Today’s daf (Moed Katan 26a) informs us that קריעה should be performed not only on the death of one’s mother and father, but also on the death of one’s primary Torah teacher.
Significantly, this law is derived from the dramatic moment when Elisha parts ways with his teacher Eliyahu, at which time Elisha screams אָבִי אָבִי רֶכֶב יִשְׂרָאֵל וּפָרָשָׁיו – ‘Father! Father! The chariot of Israel and its riders!’. We are then told that Elisha, ‘grasped hold of his clothes and tore them in two’ (Melachim II 2:12).
Based on this verse, our Gemara deduces that from the words אָבִי אָבִי that קריעה should be performed on the death of a parent, and from the words רֶכֶב יִשְׂרָאֵל וּפָרָשָׁיו that קריעה should be torn on the death of one’s primary Torah teacher.
It should be clear to us how the former teaches us the law about tearing קריעה for parents, but how do we derive from the words רֶכֶב יִשְׂרָאֵל וּפָרָשָׁיו – ‘The chariot of Israel and its riders’ that this refers to a Torah teacher?
This question is addressed by Rabbi Menachem Mendel Hager in his She’erit Menachem (Vol. 2 pp. 90-91) who explains that a chariot is a vehicle that is used in warfare to pull all the heavy equipment such as canons which are then placed in a location to be used in battle, while riders are light-footed and can move around from place to place to investigate things, and overcome local tensions, by talking with people who are at war and by bringing them together in peace.

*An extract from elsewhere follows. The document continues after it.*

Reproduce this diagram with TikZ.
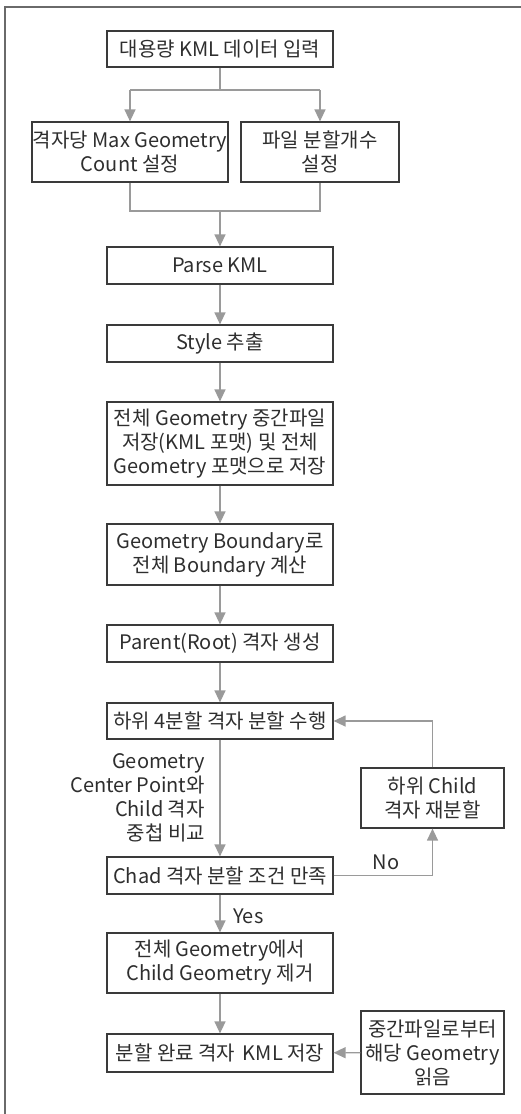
\documentclass[tikz,border=0pt]{standalone}
\usepackage{fontspec}
\setmainfont{Noto Sans CJK KR}
\usetikzlibrary{arrows.meta}
\definecolor{boxline}{HTML}{3A3A3A}
\definecolor{conn}{HTML}{9A9A9A}
\definecolor{txt}{HTML}{2E2E2E}
\definecolor{frame}{HTML}{6A6A6A}
\begin{document}
\begin{tikzpicture}[x=1pt,y=-1pt,
  font=\fontsize{20}{24}\selectfont,
  proc/.style={draw=boxline,line width=1.2pt,text=txt,align=center,inner sep=0pt,
     minimum width=#1},
  proc/.default=226pt,
  conn/.style={draw=conn,line width=1.3pt},
  arr/.style={conn,-{Triangle[width=11pt,length=12pt]}},
  lbl/.style={text=txt,inner sep=0pt}]
\useasboundingbox (0,0) rectangle (520,1114);
\draw[frame,line width=1.5pt] (5,1116) -- (5,7) -- (522,7);

\node[proc,minimum height=36pt] (b1) at (220,49) {대용량 KML 데이터 입력};
\node[proc=196pt,minimum height=60pt] (b2) at (130,152) {격자당 Max Geometry\\Count 설정};
\node[proc=158pt,minimum height=60pt] (b3) at (320,152) {파일 분할개수\\설정};
\node[proc,minimum height=37pt] (b4) at (220,265.5) {Parse KML};
\node[proc,minimum height=37pt] (b5) at (220,343.5) {Style 추출};
\node[proc,minimum height=83pt] (b6) at (220,443.5) {전체 Geometry 중간파일\\저장(KML 포맷) 및 전체\\Geometry 포맷으로 저장};
\node[proc,minimum height=61pt] (b7) at (220,554.5) {Geometry Boundary로\\전체 Boundary 계산};
\node[proc,minimum height=37pt] (b8) at (220,643.5) {Parent(Root) 격자 생성};
\node[proc,minimum height=36pt] (b9) at (220,721) {하위 4분할 격자 분할 수행};
\node[proc,minimum height=37pt] (b10) at (220,875.5) {Chad 격자 분할 조건 만족};
\node[proc=143pt,minimum height=60pt] (b11) at (432.5,798) {하위 Child\\격자 재분할};
\node[proc,minimum height=60pt] (b12) at (220,963) {전체 Geometry에서\\Child Geometry 제거};
\node[proc,minimum height=38pt] (b13) at (220,1053) {분할 완료 격자 \,KML 저장};
\node[proc=143pt,minimum height=83pt] (b14) at (432.5,1052.5) {중간파일로부터\\해당 Geometry\\읽음};

\coordinate (f1) at (220,90);
\coordinate (f1l) at (130,90);
\coordinate (f1r) at (320,90);
\coordinate (m1) at (220,211);
\coordinate (m1l) at (130,211);
\coordinate (m1r) at (320,211);

\draw[conn] (b1.south) -- (f1);
\draw[conn] (f1l) -- (f1r);
\draw[arr] (f1l) -- (b2.north);
\draw[arr] (f1r) -- (b3.north);
\draw[conn] (b2.south) -- (m1l) -- (m1r) -- (b3.south);
\draw[arr] (m1) -- (b4.north);
\draw[arr] (b4) -- (b5);
\draw[arr] (b5) -- (b6);
\draw[arr] (b6) -- (b7);
\draw[arr] (b7) -- (b8);
\draw[arr] (b8) -- (b9);
\draw[arr] (b9) -- (b10);
\draw[arr] (b10.east) -| (b11.south);
\draw[arr] (b11.north) |- (b9.east);
\draw[arr] (b10) -- (b12);
\draw[arr] (b12) -- (b13);
\draw[arr] (b14) -- (b13);

\node[lbl,anchor=east,align=right] (c1) at (205,798) {Geometry\\Center Point와\\Child 격자\\중첩 비교};
\node[lbl,anchor=center] (no) at (386,862) {No};
\node[lbl,anchor=west] (yes) at (233,916) {Yes};
\end{tikzpicture}
\end{document}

So too, a Torah teacher and leader needs to have both qualities of a chariot and its riders. They need to battle for Torah values, but they also need to work to unify different groups of people and bring peace between them.
This is why, continues Rabbi Hager, Elisha cries out רֶכֶב יִשְׂרָאֵל וּפָרָשָׁיו when Eliyahu leaves him, because there were times when Eliyahu addressed issues and people with forcefulness (such as when he challenges Ahav: “Have you murdered, and also seized possession?” – Melachim I 21:19), while there were other times when Eliyahu did whatever he could to achieve peace (such as “and he hitched up his tunic and ran before Ahav” – Melachim I 18:46).
Having explained this, Rabbi Hager then returns to the exchange between Elisha and Eliyahu, just before the latter ascends heavenward where, in response to Eliyahu’s question: מָה אֶעֱשֶׂה לָּךְ בְּטֶרֶם אֶלָּקַח מֵעִמָּךְ – ‘ask what I may do for you before I am taken from you’ (Melachim II 2:9), Elisha replies, וִיהִי נָא פִּי שְׁנַיִם בְּרוּחֲךָ אֵלָי – ‘if only twice your spirit would rest on me’ – which Rabbi Hager then explains to mean that this can be understood as referring to the dual qualities expressed in the words רֶכֶב יִשְׂרָאֵל וּפָרָשָׁיו – namely the ability to stand firm on matters of principle, and the commitment to do whatever it takes to bring about peace between people.